Both Debbie and Margaret become new wives to The Master. It’s not clear what purpose the wives serve to him, other than being tied to poles and bickering among each other, but I really don’t want to know why the five year old child had to become one of the Master’s wives. With Torgo dead, Michael takes Torgo’s place and greets the next batch of women lost driving in the desert. And that kids, is why you don’t invite yourself over to someone else’s house.
Despite the technical shortcomings, there are some interesting visual elements and its clear at least some thought was put into the film. The Master himself and his costume could have been quite terrifying, with his arms spread wide so his robes display two red hands. I don’t know what the hands mean but if I did, I might be scared. The soft jazz soundtrack also doesn’t help create the ominous tone the filmmakers were going for.

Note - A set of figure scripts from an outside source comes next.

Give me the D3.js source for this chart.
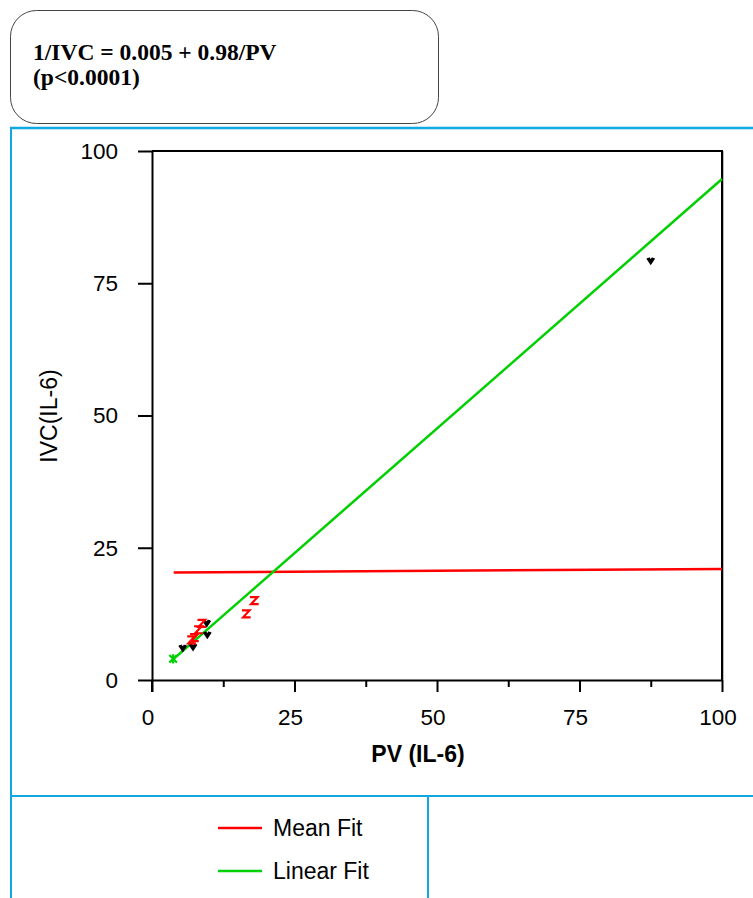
<!DOCTYPE html>
<html><head><meta charset="utf-8">
<script src="https://d3js.org/d3.v7.min.js"></script>
<style>
body{margin:0;background:#fff;}
svg text{font-family:'Liberation Sans',Arial,sans-serif;}
.eq{font-family:'Liberation Serif','Times New Roman',serif !important;font-weight:bold;font-size:23.5px;}
.axis path,.axis line{stroke:#000;stroke-width:2;}
.axis text{font-size:22.5px;fill:#000;}
</style></head><body>
<svg id="chart"></svg>
<script>
// values
var xTicks=[0,25,50,75,100], yTicks=[0,25,50,75,100];
var blackPts=[[5.4,6.0],[7.2,6.2],[9.7,8.5],[9.6,10.7],[87.5,79.2]];
var redPts=[[6.9,7.6],[7.4,8.0],[8.1,9.5],[8.7,10.7],[16.5,12.5],[17.9,15.0]];
var greenPts=[[3.7,4.0]];
var meanFit=[[3.8,20.3],[100,21.0]];
var linFit=[[3.6,3.8],[100,94.7]];
var legendNames=['Mean Fit','Linear Fit'], legendCols=['#ff0000','#00d000'];

var W=753,H=898;
var svg=d3.select('#chart').attr('width',W).attr('height',H);
var x=d3.scaleLinear().domain([0,100]).range([152,722]),
    y=d3.scaleLinear().domain([0,100]).range([680,151]);

// equation box
svg.append('rect').attr('x',10.5).attr('y',10.5).attr('width',428).attr('height',113)
   .attr('rx',26).attr('fill','none').attr('stroke','#444').attr('stroke-width',1);
svg.append('text').attr('class','eq').attr('x',33).attr('y',60).text('1/IVC = 0.005 + 0.98/PV');
svg.append('text').attr('class','eq').attr('x',33).attr('y',85).text('(p<0.0001)');

// blue panel frame
var blue='#10a8e0';
svg.append('line').attr('x1',10).attr('x2',753).attr('y1',128).attr('y2',128).attr('stroke',blue).attr('stroke-width',2.5);
svg.append('line').attr('x1',11).attr('x2',11).attr('y1',127).attr('y2',898).attr('stroke',blue).attr('stroke-width',2);
svg.append('line').attr('x1',10).attr('x2',753).attr('y1',796).attr('y2',796).attr('stroke',blue).attr('stroke-width',2);
svg.append('line').attr('x1',428).attr('x2',428).attr('y1',796).attr('y2',898).attr('stroke',blue).attr('stroke-width',2);

// frame top/right
svg.append('path').attr('d','M'+x(0)+','+y(100)+'H'+x(100)+'V'+y(0))
   .attr('fill','none').attr('stroke','#000').attr('stroke-width',2);
svg.append('line').attr('x1',x(100)+1.5).attr('x2',x(100)+1.5).attr('y1',y(100)).attr('y2',y(0))
   .attr('stroke','#bbb').attr('stroke-width',1);

// axes
svg.append('g').attr('class','axis').attr('transform','translate(0,'+y(0)+')')
   .call(d3.axisBottom(x).tickValues([12.5,37.5,62.5,87.5]).tickSize(7).tickFormat(''))
   .select('.domain').remove();
var gx=svg.append('g').attr('class','axis').attr('transform','translate(0,'+y(0)+')')
   .call(d3.axisBottom(x).tickValues(xTicks).tickSize(12).tickSizeOuter(0).tickPadding(17));
gx.selectAll('text').attr('dx','-0.2em');
svg.append('g').attr('class','axis').attr('transform','translate('+x(0)+',0)')
   .call(d3.axisLeft(y).tickValues(yTicks).tickSize(14).tickSizeOuter(0).tickPadding(20))
   .selectAll('text').attr('dy','0.33em');
svg.append('line').attr('x1',x(0)).attr('x2',x(0)).attr('y1',y(0)).attr('y2',y(0)+12).attr('stroke','#000').attr('stroke-width',2);

// axis titles
svg.append('text').attr('x',418).attr('y',762).attr('text-anchor','middle')
   .style('font-weight','bold').style('font-size','23px').text('PV (IL-6)');
svg.append('text').attr('transform','translate(57,416) rotate(-90)').attr('text-anchor','middle')
   .style('font-size','23px').text('IVC(IL-6)');

// fit lines
var line=d3.line().x(d=>x(d[0])).y(d=>y(d[1]));
svg.append('path').datum(meanFit).attr('d',line).attr('stroke','#ff0000').attr('stroke-width',2.5).attr('fill','none');
svg.append('path').datum(linFit).attr('d',line).attr('stroke','#00d000').attr('stroke-width',2.5).attr('fill','none');

// point markers
function marks(data,shape,col,sw){
  svg.append('g').selectAll('path').data(data).enter().append('path')
     .attr('transform',d=>'translate('+x(d[0])+','+y(d[1])+')')
     .attr('d',shape).attr('fill','none').attr('stroke',col)
     .attr('stroke-width',sw).attr('stroke-linecap','square');
}
marks(blackPts,'M-3,-2L0,2.5L3,-2M-1.5,-2.5L0,0L1.5,-2.5','#000',2);
marks(redPts,'M-3,-3.5H3.5L-3,3.5H3.5','#ff0000',2.2);
marks(greenPts,'M-3,-3L3,3M-3,3L3,-3M0,-3.5V3.5','#00d000',2.2);

// legend
var lg=svg.append('g').selectAll('g').data(legendNames).enter().append('g')
   .attr('transform',(d,i)=>'translate(218,'+(828+i*43)+')');
lg.append('line').attr('x1',0).attr('x2',44).attr('stroke',(d,i)=>legendCols[i]).attr('stroke-width',2.5);
lg.append('text').attr('x',55).attr('dy','0.35em').style('font-size','23px').text(d=>d);
</script>
</body></html>
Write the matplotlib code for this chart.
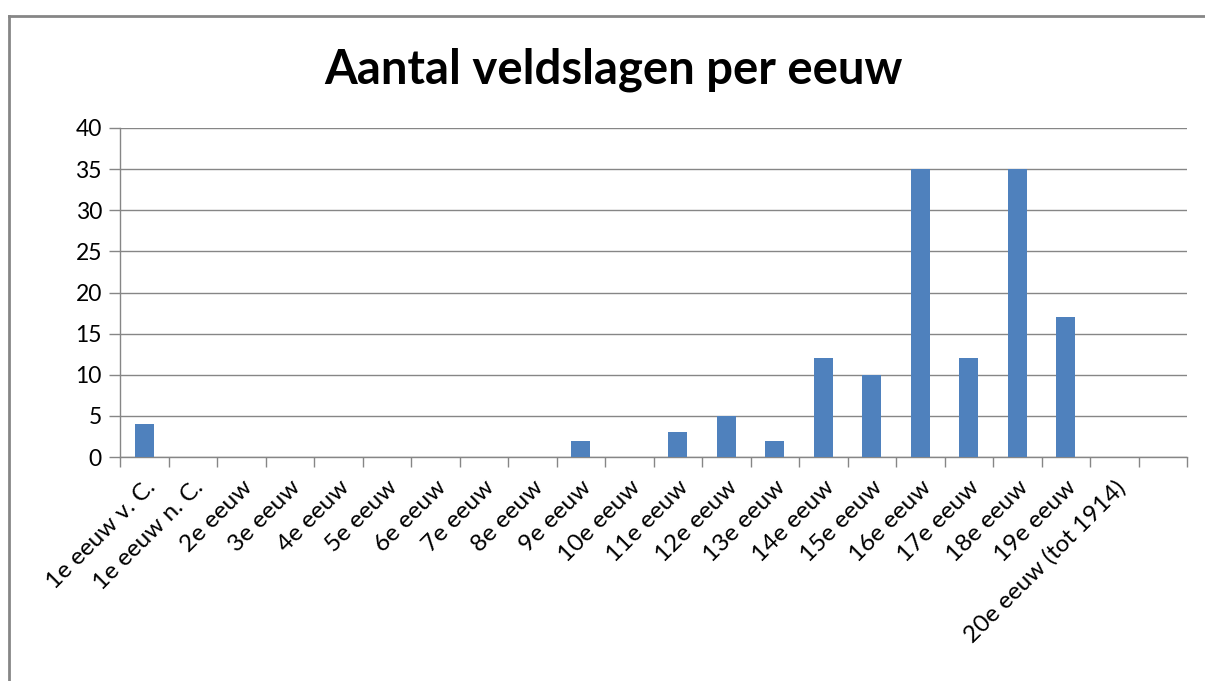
import matplotlib
matplotlib.use("Agg")
import matplotlib.pyplot as plt
import matplotlib.ticker as ticker
from matplotlib.lines import Line2D
import numpy as np

categories = [
    "1e eeuw v. C.", "1e eeuw n. C.", "2e eeuw", "3e eeuw", "4e eeuw",
    "5e eeuw", "6e eeuw", "7e eeuw", "8e eeuw", "9e eeuw", "10e eeuw",
    "11e eeuw", "12e eeuw", "13e eeuw", "14e eeuw", "15e eeuw", "16e eeuw",
    "17e eeuw", "18e eeuw", "19e eeuw", "20e eeuw (tot 1914)", "",
]
values = [4, 0, 0, 0, 0, 0, 0, 0, 0, 2, 0, 3, 5, 2, 12, 10, 35, 12, 35, 17, 0, 0]

plt.rcParams["font.family"] = ["Lato", "DejaVu Sans"]

fig = plt.figure(figsize=(12.05, 6.81), dpi=100)
ax = fig.add_axes([120 / 1205, 1 - 457 / 681, (1187 - 120) / 1205, (457 - 128) / 681])

grey = "#868686"
x = np.arange(len(categories))
ax.bar(x, values, width=0.4, color="#4F81BD", zorder=3)

ax.set_xlim(-0.5, len(categories) - 0.5)
ax.set_ylim(0, 40)
ax.yaxis.set_major_locator(ticker.MultipleLocator(5))
ax.grid(axis="y", color=grey, linewidth=1, zorder=0)

# category ticks sit on the boundaries, labels in the middle
ax.set_xticks(np.arange(len(categories) + 1) - 0.5)
ax.set_xticklabels([])
ax.set_xticks(x, minor=True)
ax.set_xticklabels(categories, minor=True, rotation=45, ha="right",
                   rotation_mode="anchor", fontsize=17.5)
ax.tick_params(axis="x", which="minor", length=0, pad=14)
ax.tick_params(axis="x", which="major", length=7, width=1, color=grey)
ax.tick_params(axis="y", length=8, width=1, color=grey, labelsize=16.5, pad=5)

for side in ["top", "right"]:
    ax.spines[side].set_visible(False)
for side in ["left", "bottom"]:
    ax.spines[side].set_color(grey)
    ax.spines[side].set_linewidth(1)

fig.text(0.509, 1 - 70 / 681, "Aantal veldslagen per eeuw", ha="center",
         va="center", fontsize=34, fontweight="bold")

# chart frame (partly cut off)
fig.add_artist(Line2D([9 / 1205, 1], [1 - 16 / 681] * 2, color=grey, linewidth=2))
fig.add_artist(Line2D([9 / 1205] * 2, [0, 1 - 16 / 681], color=grey, linewidth=2))

fig.savefig("out.png", dpi=100)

Following production, the coat was sold to children’s public access and is now used to teach kids how to count to ten.
This film, because of its age, can be difficult to watch. It’s very slow paced, and doesn’t really bring the funny until Torgo makes an appearance. But Reynolds’ performance as Torgo is such a unique failure, it really makes this bad movie worth the watch at your next friendly gathering. Like the bee farmers in the Nic Cage vehicle The Wicker Man, the problem with Manos: The Hands of Fate is a lack of clarity, since we as an audience are never given a complete understanding of who or what Manos is, or the purpose of their cult. Audiences are too busy trying to keep up with the bizarre sequence of events to have time to be scared.
If a sequel to this movie were ever considered, a good title might be Pierna: The Legs of Fate. Bet you can’t guess what pierna is the Spanish term for.